Patricia Wright, Distinguished Professor, Department of Anthropology, SUNY Stony Brook and founder of environmental organization Centre Val Bio
Anthropologists are well aware that there are wars in the Middle East and Sub-Saharan Africa, areas where humans have existed the longest. But rarely do we suggest that the roots of these conflicts are competition for natural resources, i.e., fighting for access to farming and grazing land and access to water. Madagascar has been populated by humans for only a few thousand years, yet a shocking portion of its natural resources has been destroyed. Today it is the 6th poorest country on Earth. This grinding human poverty, where 70% of the population is malnourished, is partially caused by destruction of natural resources by fires since human arrival. I will discuss the current political and economic situation in Madagascar and offer two possible predictions for Madagascar of the future. These predictions could apply globally.
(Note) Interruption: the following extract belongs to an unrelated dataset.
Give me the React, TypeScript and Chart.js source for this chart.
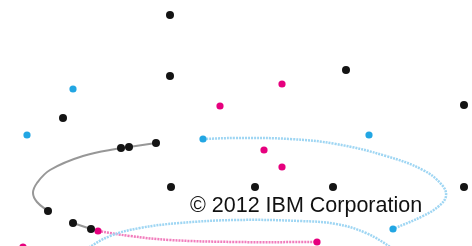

Patricia Wright is a primatologist, anthropologist, and conservationist. Wright is best known for her extensive study of social and family interactions of wild lemurs in Madagascar. She established the Institute for the Conservation of Tropical Environments at Stony Brook University. She worked extensively on conservation and contributed to the establishment of the Ranomafana National Park in Madagascar. She was the first woman to receive the Indianapolis Prize for Animal Conservation in 2014, as well as receiving three medals of honor from the Malagasy Government (Knight, Officer, Commander) for her work in Madagascar. Professor Wright has honorary degrees from the University of Antananarivo and the University of Fianarantsoa. Her recent books include, For the Love of Lemurs: My Life in the Wilds of Madagascar (2014) and High Moon Over the Amazon: My Quest to Understand the Monkeys of the Night (2013). Her research has been highlighted in the National Geographic Magazine, by the BBC Natural History Unit, the National History Magazine and in several films and TV series, including an IMAX film, Island of Lemurs: Madagascar. She has won numerous award and fellowships including being made a John D. and Catherine T. MacArthur Fellow in 1989.